Butch ALWAYS barks at the mailman...Always. And I know it's the mailman because he too goes from one side of the house to the other...waits for him to cross the street and does it again. He also barks at people who walk by but they are not neighbors, so I don't stop him...unless he barks too much which annoys the heck out of me.

Sounds like yours is protecting his territory,which IMO, is not such a bad thing; however, when Butch won't stop when I say "it's ok" he has to come into the house for a time out.

Good luck.


----------



## War (Oct 1, 2007)

Going through the same issue with my Aussie she barks at EVERYONE that she sees old people, bikers, kids, other dogs... 
This morning she barked at the neighbor ACROSS the street that went outside to get his mail so yea I guess she feels like it is her job to protect me .
Yet Roxy was socialized extensively as a pup. Go figure


----------



## Sunshyne (Feb 5, 2008)

I, too, am dealing with this issue. I seemed to have the perfect quiet puppy until the warm weather came and the windows came open! She barks at everything now. Most of the time her tail is wagging too, so she's not about to attack. It's highly annoying as I never taught her the "quiet" or "speak" command. We're trying it now, but it's taking her forever to catch on.

She was and still is a very socialized puppy, and has kids and adults around A LOT! She also went to two training classes and every other week puppy playdates. 
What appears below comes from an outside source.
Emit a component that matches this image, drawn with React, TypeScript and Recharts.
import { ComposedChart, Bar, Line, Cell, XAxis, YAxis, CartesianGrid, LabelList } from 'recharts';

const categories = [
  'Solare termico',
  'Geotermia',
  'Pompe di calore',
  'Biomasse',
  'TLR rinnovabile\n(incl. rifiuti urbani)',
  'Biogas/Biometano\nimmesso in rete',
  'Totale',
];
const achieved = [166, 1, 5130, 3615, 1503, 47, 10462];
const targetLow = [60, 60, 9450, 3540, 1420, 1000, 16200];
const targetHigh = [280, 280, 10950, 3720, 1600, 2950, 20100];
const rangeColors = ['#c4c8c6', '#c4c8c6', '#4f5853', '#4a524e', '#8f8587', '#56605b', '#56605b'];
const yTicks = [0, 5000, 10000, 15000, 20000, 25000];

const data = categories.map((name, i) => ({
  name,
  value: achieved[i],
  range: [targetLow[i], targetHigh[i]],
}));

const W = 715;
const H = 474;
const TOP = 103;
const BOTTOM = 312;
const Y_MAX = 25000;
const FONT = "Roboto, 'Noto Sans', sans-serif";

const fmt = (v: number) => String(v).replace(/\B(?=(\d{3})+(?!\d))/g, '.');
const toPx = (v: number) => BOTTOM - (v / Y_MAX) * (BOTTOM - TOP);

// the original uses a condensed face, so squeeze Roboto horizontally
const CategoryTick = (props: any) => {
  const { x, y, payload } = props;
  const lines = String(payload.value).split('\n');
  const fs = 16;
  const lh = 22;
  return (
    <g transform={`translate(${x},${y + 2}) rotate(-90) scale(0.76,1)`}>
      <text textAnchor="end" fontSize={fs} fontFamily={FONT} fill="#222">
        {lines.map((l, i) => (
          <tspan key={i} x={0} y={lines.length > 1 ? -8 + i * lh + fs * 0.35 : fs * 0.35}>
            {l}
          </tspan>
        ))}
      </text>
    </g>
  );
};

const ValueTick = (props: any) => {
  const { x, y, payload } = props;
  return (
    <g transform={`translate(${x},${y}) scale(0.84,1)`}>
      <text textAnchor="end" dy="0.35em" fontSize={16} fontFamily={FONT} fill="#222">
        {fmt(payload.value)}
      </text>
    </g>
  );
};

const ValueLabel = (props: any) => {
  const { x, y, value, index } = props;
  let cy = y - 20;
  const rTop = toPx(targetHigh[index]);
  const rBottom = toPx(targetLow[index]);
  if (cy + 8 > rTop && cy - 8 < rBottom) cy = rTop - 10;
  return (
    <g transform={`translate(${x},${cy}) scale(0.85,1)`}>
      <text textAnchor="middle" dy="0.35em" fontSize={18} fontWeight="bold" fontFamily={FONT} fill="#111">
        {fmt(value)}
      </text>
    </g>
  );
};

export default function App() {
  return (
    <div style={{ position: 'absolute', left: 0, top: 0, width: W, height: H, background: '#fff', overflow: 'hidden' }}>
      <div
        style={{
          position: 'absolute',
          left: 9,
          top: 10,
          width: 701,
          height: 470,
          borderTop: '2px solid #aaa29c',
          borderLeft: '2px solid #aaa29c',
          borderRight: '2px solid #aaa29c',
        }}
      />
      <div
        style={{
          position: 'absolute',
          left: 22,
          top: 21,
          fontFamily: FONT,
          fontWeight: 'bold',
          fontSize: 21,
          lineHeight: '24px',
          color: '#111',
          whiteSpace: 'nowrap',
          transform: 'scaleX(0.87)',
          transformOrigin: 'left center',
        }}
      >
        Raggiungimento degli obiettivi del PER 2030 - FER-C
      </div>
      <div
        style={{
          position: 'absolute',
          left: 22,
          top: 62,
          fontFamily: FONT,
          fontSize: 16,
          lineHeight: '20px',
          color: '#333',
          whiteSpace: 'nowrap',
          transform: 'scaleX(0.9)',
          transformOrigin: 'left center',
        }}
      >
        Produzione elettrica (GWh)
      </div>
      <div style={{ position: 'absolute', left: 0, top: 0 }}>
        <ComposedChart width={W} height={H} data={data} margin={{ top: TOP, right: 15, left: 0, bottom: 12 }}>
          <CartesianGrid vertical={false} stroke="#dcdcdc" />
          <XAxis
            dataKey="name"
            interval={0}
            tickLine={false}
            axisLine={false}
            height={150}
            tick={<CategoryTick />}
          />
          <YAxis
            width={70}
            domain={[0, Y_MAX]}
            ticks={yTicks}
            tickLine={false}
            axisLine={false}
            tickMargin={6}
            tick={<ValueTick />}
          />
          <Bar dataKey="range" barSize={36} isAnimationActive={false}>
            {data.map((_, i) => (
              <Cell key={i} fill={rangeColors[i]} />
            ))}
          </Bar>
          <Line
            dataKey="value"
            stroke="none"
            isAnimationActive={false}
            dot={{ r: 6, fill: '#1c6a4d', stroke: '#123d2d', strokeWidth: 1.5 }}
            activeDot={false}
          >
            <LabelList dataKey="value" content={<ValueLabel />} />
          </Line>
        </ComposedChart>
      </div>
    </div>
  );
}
The weird thing, and I guess this is why the above posts make sense, she NEVER barks when we are not in the house. In the car, on walks, in pet stores, even when we pass barking dogs, she is quiet. 

Good luck to us!


----------



## flashme18 (Jun 25, 2008)

Erick Aguilar said:


> This is the exact SAME issue i have with my 5 year old drever, the huge difference here is that my drever barks at ANYTHING, and NOTHING at the same time, but she happens to bark at people like that too.
> 
> Since she is walked everyday, i doubt you have an antisocial dog, but you got to remember that the house is that dogs territory, and she will defend her territory with strikening fierce if it has to.
> 
> ...




well as soon as she knows she isnt supposed to bark she runs away..she thinks its a game because no one trained her properly. She also doesnt listen when she is supposed to come in the house. She may have ADHD!
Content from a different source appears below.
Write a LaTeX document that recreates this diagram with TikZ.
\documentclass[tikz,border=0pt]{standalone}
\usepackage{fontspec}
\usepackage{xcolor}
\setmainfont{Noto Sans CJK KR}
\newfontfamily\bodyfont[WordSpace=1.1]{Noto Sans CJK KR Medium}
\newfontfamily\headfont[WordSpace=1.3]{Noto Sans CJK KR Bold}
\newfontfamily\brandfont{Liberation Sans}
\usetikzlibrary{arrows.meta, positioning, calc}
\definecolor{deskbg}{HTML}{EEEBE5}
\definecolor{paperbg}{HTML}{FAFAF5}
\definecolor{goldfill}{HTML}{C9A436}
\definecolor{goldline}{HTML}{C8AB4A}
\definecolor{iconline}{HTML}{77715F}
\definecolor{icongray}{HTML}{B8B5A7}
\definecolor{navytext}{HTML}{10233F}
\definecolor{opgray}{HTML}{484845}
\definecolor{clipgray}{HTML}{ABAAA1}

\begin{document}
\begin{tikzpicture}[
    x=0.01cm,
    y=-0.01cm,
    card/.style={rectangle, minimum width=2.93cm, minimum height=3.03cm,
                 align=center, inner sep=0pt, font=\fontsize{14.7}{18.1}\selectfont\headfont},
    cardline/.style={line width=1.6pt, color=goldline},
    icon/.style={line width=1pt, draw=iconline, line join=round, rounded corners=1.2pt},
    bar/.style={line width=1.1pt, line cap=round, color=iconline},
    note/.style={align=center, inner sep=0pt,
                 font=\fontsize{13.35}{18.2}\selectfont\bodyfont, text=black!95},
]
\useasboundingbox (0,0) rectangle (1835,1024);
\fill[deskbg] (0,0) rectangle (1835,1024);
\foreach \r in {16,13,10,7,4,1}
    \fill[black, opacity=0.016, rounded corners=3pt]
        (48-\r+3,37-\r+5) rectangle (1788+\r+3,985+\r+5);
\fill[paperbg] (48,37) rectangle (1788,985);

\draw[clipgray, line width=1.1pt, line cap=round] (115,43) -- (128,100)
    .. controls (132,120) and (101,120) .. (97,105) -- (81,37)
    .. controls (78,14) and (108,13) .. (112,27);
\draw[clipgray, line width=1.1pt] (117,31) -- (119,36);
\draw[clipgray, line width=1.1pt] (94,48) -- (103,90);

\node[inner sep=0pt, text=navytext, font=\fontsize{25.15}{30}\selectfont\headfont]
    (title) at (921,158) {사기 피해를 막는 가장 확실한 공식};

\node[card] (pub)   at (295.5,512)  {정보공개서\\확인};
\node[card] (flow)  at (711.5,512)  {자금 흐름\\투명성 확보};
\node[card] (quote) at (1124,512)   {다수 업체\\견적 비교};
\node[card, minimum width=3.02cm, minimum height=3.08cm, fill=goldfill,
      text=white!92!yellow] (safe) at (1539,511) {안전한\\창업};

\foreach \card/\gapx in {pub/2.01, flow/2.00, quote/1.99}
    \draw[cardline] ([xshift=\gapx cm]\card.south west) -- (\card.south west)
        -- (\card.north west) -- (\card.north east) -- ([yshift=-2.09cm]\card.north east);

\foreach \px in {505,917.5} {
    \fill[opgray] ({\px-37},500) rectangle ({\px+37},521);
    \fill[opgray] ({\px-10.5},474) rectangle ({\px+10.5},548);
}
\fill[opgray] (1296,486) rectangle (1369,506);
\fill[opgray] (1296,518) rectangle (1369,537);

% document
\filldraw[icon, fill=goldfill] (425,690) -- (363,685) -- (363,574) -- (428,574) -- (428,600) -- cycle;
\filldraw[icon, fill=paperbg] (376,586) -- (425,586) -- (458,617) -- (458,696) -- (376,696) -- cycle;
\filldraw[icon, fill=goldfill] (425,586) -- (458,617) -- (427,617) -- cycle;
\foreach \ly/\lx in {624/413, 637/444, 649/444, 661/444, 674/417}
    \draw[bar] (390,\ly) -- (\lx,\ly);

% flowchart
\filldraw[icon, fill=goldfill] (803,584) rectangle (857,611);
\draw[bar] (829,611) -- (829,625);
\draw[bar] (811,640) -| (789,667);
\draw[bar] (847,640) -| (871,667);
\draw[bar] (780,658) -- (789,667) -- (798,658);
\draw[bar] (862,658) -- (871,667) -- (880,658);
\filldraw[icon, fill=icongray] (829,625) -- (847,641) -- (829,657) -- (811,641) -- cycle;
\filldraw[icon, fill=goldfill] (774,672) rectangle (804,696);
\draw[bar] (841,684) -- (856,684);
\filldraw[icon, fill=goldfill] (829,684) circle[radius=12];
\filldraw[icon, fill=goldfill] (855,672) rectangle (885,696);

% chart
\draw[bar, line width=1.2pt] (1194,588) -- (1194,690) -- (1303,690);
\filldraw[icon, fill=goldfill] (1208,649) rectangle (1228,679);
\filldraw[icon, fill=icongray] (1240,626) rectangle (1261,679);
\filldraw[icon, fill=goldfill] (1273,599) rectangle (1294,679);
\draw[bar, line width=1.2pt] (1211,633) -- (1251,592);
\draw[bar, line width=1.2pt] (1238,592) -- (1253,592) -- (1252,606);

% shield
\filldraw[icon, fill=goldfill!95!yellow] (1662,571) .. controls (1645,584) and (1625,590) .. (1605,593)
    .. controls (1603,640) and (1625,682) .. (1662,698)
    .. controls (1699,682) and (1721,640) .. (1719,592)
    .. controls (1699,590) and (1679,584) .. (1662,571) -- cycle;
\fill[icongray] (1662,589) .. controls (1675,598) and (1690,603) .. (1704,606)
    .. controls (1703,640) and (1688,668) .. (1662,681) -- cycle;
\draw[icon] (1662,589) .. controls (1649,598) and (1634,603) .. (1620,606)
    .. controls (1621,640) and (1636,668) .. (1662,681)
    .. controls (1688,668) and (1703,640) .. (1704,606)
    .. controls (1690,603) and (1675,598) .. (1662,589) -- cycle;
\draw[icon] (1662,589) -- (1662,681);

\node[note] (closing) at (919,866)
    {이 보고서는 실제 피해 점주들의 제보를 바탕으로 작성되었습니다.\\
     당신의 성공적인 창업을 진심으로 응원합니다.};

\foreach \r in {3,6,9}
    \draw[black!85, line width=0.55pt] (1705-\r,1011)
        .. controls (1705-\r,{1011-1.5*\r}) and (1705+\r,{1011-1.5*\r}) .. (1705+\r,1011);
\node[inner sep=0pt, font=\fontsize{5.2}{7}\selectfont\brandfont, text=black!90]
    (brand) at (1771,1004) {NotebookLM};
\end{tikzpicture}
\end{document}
So how am i supposed to enforce the law without having a leash on her. And if i grab the leash she assumes she is going for a walk. If i walk over to her when she is barking she will run away! 

so 2 issues, barking, and not obeying.


----------



## Erick Aguilar (Jun 9, 2008)

In this case, you won't use a leash to private her, you will use a long cord tied in her neck (you may use a loosen sliding knot but not the ones that get tighter when you pull on them, but the once that constrict, and loosen when the dog stops pulling)

You will also practice ''call when called'' so, when your dog barks and refuses to come to you, pull the cord firmly, while saying ''come (name of your dog)
Also, if she tries to run from you while barking the cord will also stop her from going further from a certian distance.


----------



## lovemydoggy01 (Nov 4, 2013)

I've the exact same problem with my 4 year old doberman shepperd. Everytime someone comes to the door or walks by he goes nuts growling and barking. As I was reading this, I grabbed a baggy full of treats and put them in my pocket. My brother and his friend came home just in time. Normally my dog would run to the door and bark untill they pet him but I took some advice. I pulled the bag out as soon as they pulled in. This got his attention on me. As they were walking into the house I grabbed his collar, told him to sit and gave him a treat. To my suprise he didn't bark. Every time I saw him look away from me I said no, he'd look at me and id praise him and give him a treat. This is the first time I've ever gotten him to stay calm and quiet when someone came over. It was amazing and so easy! I believe the same can be done for when people are walking by. 

Someone said not to give a dog treats for good behavior? I'm sorry but punishment is not a proper way to train a dog, he is not a person. I've learned this from experience.


----------